* MATERIALS PROVIDED:
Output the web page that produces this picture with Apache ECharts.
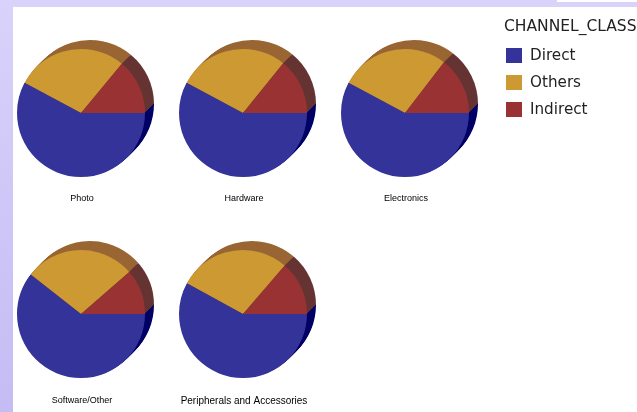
<!DOCTYPE html>
<html><head><meta charset="utf-8">
<style>html,body{margin:0;padding:0;background:#fff}#c{width:637px;height:412px}</style>
<script src="https://cdn.jsdelivr.net/npm/echarts@6/dist/echarts.min.js"></script></head>
<body><div id="c"></div>
<script>
const categories = ['Photo','Hardware','Electronics','Software/Other','Peripherals and Accessories'];
const seriesNames = ['Direct','Others','Indirect'];
const direct   = [57.8,57.8,57.8,60.6,58.0];
const others   = [28.2,28.0,27.6,28.0,28.3];
const indirect = [14.0,14.2,14.6,11.4,13.7];
const frontColors = ['#333399','#cc9933','#993333'];
const backColors  = ['#000066','#996633','#663333'];
const centers = [[81,113],[243,113],[405,113],[81,314],[243,314]];
const labelY = [199,199,199,401,401];
const R = 64, DEPTH = 9;
const chart = echarts.init(document.getElementById('c'),null,{renderer:'canvas'});
const dataFor = (i,cols)=>[direct[i],others[i],indirect[i]].map((v,k)=>({name:seriesNames[k],value:v,itemStyle:{color:cols[k]}}));
const series = [];
categories.forEach((c,i)=>{
  const common = {type:'pie',radius:[0,R],startAngle:0,clockwise:true,silent:true,label:{show:false},labelLine:{show:false},animation:false};
  for(let d=DEPTH;d>=1;d--){
    series.push({...common,name:c+' depth '+d,z:2,center:[centers[i][0]+d,centers[i][1]-d],data:dataFor(i,backColors)});
  }
  series.push({...common,name:c,z:3,center:centers[i],data:dataFor(i,frontColors)});
});
chart.setOption({
  animation:false,
  backgroundColor:'#fff',
  legend:{show:false},
  graphic:[
    {type:'rect',z:0,silent:true,shape:{x:0,y:0,width:13,height:412},style:{fill:new echarts.graphic.LinearGradient(0,0,0,1,[{offset:0,color:'#d9d2fa'},{offset:1,color:'#c4bcf4'}])}},
    {type:'rect',z:0,silent:true,shape:{x:0,y:0,width:637,height:7},style:{fill:'#d9d2fa'}},
    {type:'rect',z:1,silent:true,shape:{x:557,y:0,width:80,height:2},style:{fill:'#fff'}},
    ...categories.map((c,i)=>({type:'text',z:5,silent:true,style:{text:c,x:centers[i][0]+1,y:labelY[i],align:'center',verticalAlign:'middle',fontSize:i===4?10:9,fontFamily:'Liberation Sans',fill:'#000'}})),
    {type:'text',z:5,silent:true,style:{text:'CHANNEL_CLASS',x:504,y:27,fontSize:15.5,fontFamily:'DejaVu Sans',fill:'#222',verticalAlign:'middle'}},
    ...seriesNames.flatMap((n,k)=>[
      {type:'rect',z:5,silent:true,shape:{x:506,y:48+k*27,width:16,height:15},style:{fill:frontColors[k]}},
      {type:'text',z:5,silent:true,style:{text:n,x:530,y:56+k*27,fontSize:15.2,fontFamily:'DejaVu Sans',fill:'#222',verticalAlign:'middle'}}
    ])
  ],
  series
});
</script></body></html>
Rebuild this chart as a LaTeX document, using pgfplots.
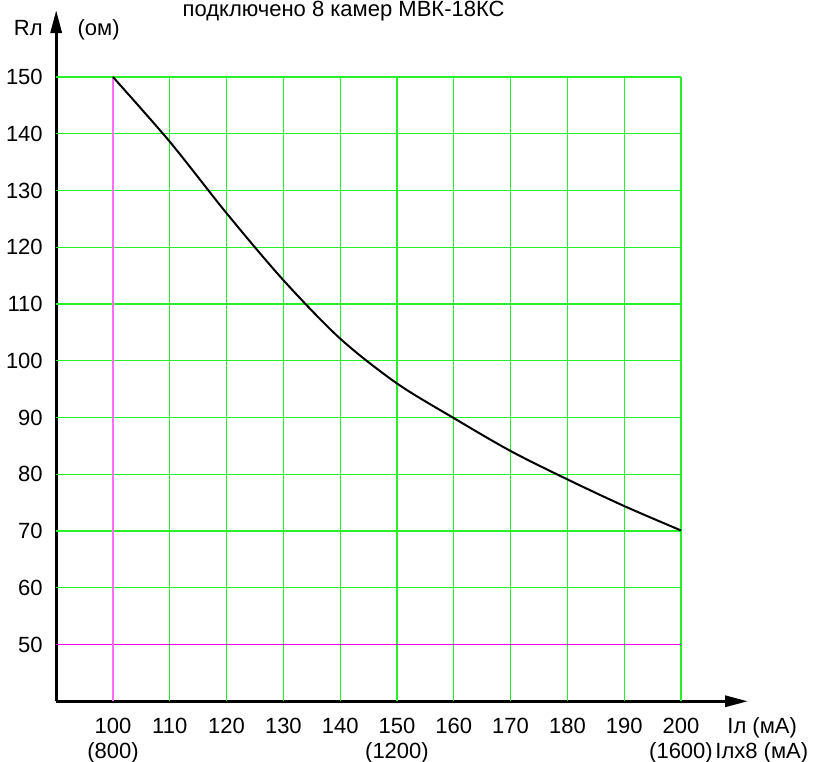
\documentclass[border=0pt]{standalone}
\usepackage{fontspec}
\setmainfont{Liberation Sans}
\usepackage{pgfplots}
\pgfplotsset{compat=1.18}
\usetikzlibrary{arrows.meta}

\definecolor{gridgreen}{RGB}{40,240,40}
\definecolor{gridpink}{RGB}{255,110,255}
\definecolor{gridmag}{RGB}{240,0,240}

\begin{document}
\begin{tikzpicture}[font=\fontsize{11}{12.5}\selectfont]
  \begin{axis}[
    x=2.84pt, y=2.8375pt,
    xmin=90, xmax=211.8, ymin=40, ymax=161.8,
    axis lines=left,
    axis line style={line width=1.6pt,-{Triangle[length=11.5pt,width=5.5pt]}},
    xtick={100,110,...,200},
    ytick={50,60,...,150},
    major tick length=0pt,
    xticklabels={{100\\(800)},110,120,130,140,{150\\(1200)},160,170,180,190,{200\\(1600)}},
    xticklabel style={align=center,anchor=north,yshift=-5pt},
    yticklabel style={anchor=east,xshift=-3.2pt},
    ticklabel style={font=\fontsize{11}{12.5}\selectfont},
    /pgf/number format/assume math mode=true,
    unbounded coords=jump,
    clip=false]

    %grid, horizontal
    \addplot[color=gridgreen,line width=0.6pt] coordinates {
      (90,60) (200,60) (nan,nan)
      (90,70) (200,70) (nan,nan)
      (90,80) (200,80) (nan,nan)
      (90,90) (200,90) (nan,nan)
      (90,100) (200,100) (nan,nan)
      (90,110) (200,110) (nan,nan)
      (90,120) (200,120) (nan,nan)
      (90,130) (200,130) (nan,nan)
      (90,140) (200,140) (nan,nan)
      (90,150) (200,150)
    };
    %grid, vertical
    \addplot[color=gridgreen,line width=0.6pt] coordinates {
      (110,40) (110,150) (nan,nan)
      (120,40) (120,150) (nan,nan)
      (130,40) (130,150) (nan,nan)
      (140,40) (140,150) (nan,nan)
      (150,40) (150,150) (nan,nan)
      (160,40) (160,150) (nan,nan)
      (170,40) (170,150) (nan,nan)
      (180,40) (180,150) (nan,nan)
      (190,40) (190,150) (nan,nan)
      (200,40) (200,150)
    };
    \addplot[color=gridmag,line width=0.5pt] coordinates {(90,50) (200,50)};
    \addplot[color=gridpink,line width=0.6pt] coordinates {(100,40) (100,150)};

    %R vs I
    \addplot[color=black,line width=1pt,smooth] coordinates {
      (100,150)
      (110,138.6)
      (120,126.0)
      (130,114.2)
      (140,103.9)
      (150,96.0)
      (160,89.9)
      (170,84.1)
      (180,79.1)
      (190,74.4)
      (200,70.1)
    };

    \node[anchor=base east,inner sep=0pt] at (axis cs:87.7,157.4) {Rл};
    \node[anchor=base west,inner sep=0pt] at (axis cs:93.7,157.4) {(ом)};
    \node[anchor=base west,inner sep=0pt] at (axis cs:208.1,34.4) {Iл (мА)};
    \node[anchor=base west,inner sep=0pt] at (axis cs:206.0,30.0) {Iлx8 (мА)};
    \node[anchor=base,inner sep=0pt] at (axis cs:140.6,160.6) {подключено 8 камер МВК-18КС};

    \coordinate (bl) at (axis cs:80.11,29.30);
    \coordinate (tr) at (axis cs:224.65,163.57);
  \end{axis}
  \pgfresetboundingbox
  \useasboundingbox (bl) rectangle (tr);
\end{tikzpicture}
\end{document}
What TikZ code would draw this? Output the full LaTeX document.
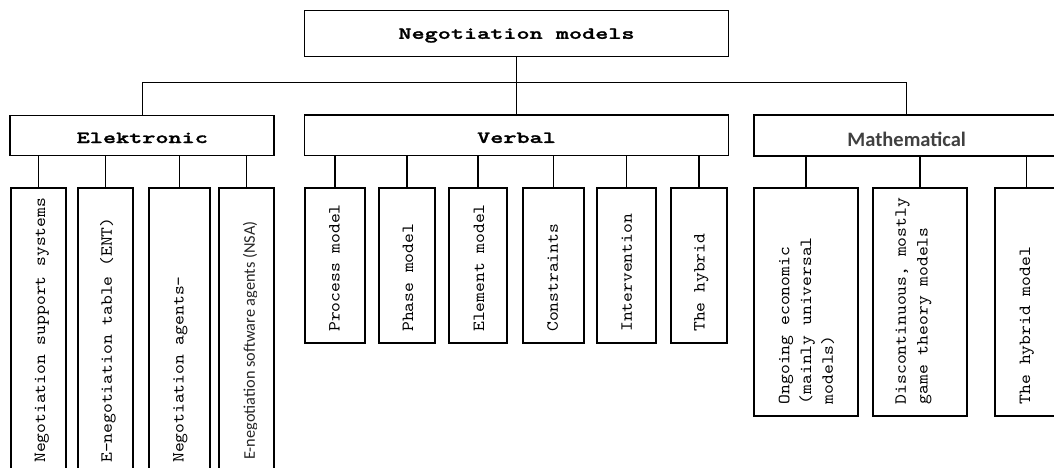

* WHAT THE TASK ASKS:
A line counts if it holds the word "LaTeX". Work out how many lines in the listing count, and give only that number.

* FULL OUTPUT:
2